▶ _GIVEN EXERCISE_
From the entries below, gather every line containing the string "matplotlib".

▶ _EXTRACTED INFORMATION_

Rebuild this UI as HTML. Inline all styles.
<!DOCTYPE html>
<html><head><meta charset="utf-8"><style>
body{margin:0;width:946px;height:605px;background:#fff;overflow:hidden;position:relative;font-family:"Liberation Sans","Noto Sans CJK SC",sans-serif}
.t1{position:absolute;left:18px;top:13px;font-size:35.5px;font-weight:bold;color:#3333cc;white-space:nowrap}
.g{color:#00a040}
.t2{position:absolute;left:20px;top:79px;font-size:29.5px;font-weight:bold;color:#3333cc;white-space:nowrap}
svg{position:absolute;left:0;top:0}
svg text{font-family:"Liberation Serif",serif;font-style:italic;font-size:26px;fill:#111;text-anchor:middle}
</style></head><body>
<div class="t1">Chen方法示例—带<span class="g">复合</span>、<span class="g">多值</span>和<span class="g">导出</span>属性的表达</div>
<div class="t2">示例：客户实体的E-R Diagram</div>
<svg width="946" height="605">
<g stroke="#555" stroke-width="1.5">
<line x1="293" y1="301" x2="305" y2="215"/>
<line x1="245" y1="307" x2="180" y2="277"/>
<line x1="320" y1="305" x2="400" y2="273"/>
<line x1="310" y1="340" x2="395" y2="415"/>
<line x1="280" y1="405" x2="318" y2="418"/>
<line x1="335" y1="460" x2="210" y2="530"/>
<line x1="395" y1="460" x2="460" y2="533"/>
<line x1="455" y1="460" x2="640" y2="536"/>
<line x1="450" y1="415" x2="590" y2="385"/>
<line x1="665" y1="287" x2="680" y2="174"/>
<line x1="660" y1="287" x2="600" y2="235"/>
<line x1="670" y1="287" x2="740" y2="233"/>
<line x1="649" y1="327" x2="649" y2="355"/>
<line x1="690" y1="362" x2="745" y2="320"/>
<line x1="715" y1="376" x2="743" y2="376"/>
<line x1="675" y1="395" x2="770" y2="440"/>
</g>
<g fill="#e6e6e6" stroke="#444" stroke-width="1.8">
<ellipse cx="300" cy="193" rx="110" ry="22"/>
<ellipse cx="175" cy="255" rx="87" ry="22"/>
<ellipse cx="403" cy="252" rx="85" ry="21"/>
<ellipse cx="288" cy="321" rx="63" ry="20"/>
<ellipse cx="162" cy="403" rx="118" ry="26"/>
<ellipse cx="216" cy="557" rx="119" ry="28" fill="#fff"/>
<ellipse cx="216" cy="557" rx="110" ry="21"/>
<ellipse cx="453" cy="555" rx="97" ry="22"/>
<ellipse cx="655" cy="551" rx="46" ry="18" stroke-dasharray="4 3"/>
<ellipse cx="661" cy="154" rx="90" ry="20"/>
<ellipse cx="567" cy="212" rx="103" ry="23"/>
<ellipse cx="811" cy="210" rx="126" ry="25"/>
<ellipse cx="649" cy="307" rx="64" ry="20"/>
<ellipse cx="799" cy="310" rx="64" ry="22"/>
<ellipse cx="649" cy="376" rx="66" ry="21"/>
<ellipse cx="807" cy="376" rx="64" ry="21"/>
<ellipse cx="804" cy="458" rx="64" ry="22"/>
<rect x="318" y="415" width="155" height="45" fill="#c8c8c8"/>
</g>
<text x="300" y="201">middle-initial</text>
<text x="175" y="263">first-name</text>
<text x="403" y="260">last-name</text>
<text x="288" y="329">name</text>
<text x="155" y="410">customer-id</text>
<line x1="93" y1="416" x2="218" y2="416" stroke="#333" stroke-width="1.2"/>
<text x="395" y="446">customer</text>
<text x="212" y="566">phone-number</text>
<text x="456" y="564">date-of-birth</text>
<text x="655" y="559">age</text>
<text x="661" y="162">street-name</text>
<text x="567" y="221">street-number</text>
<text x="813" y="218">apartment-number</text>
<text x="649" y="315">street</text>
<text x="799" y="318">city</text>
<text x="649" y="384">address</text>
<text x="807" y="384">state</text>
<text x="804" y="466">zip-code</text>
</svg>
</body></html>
* * *
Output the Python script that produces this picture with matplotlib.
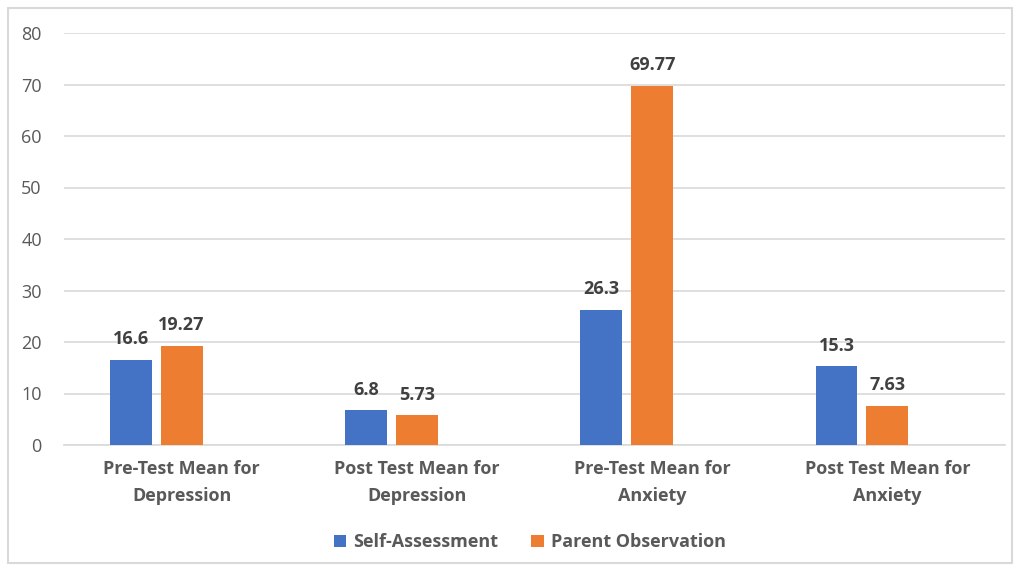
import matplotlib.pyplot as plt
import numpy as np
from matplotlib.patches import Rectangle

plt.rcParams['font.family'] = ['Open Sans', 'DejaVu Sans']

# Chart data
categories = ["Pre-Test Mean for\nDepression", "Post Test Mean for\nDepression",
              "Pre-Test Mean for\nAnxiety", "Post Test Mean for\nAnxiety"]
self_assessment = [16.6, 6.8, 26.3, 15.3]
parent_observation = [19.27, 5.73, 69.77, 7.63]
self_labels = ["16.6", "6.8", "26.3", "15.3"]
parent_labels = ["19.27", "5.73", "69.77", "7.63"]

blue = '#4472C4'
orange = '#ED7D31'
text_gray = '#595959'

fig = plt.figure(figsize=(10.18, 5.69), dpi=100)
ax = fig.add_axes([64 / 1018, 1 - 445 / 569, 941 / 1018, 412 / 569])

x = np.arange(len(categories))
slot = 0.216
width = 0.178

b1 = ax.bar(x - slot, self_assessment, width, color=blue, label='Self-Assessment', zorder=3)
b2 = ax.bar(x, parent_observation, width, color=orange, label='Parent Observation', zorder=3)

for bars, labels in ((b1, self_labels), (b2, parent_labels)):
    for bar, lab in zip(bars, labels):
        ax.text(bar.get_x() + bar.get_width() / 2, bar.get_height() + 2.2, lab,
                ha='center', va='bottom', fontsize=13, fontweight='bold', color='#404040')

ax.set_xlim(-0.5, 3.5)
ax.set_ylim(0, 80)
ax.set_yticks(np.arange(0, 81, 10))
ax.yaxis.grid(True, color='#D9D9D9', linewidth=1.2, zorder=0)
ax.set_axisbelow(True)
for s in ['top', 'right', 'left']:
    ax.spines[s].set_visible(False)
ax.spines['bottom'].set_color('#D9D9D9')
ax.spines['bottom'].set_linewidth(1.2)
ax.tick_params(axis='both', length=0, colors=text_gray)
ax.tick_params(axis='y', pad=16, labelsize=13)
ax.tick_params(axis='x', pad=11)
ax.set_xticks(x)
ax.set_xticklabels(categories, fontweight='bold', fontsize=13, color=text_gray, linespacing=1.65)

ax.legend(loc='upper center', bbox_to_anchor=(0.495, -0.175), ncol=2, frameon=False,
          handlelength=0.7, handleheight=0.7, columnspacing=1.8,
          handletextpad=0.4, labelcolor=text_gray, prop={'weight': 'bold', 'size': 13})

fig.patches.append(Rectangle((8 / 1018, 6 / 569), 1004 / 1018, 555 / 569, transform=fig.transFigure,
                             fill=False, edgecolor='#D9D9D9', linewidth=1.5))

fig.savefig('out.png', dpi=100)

▶ _EXERCISE SOLUTION_
Output the Python script that produces this picture with matplotlib.
import matplotlib.pyplot as plt
from matplotlib.patches import Rectangle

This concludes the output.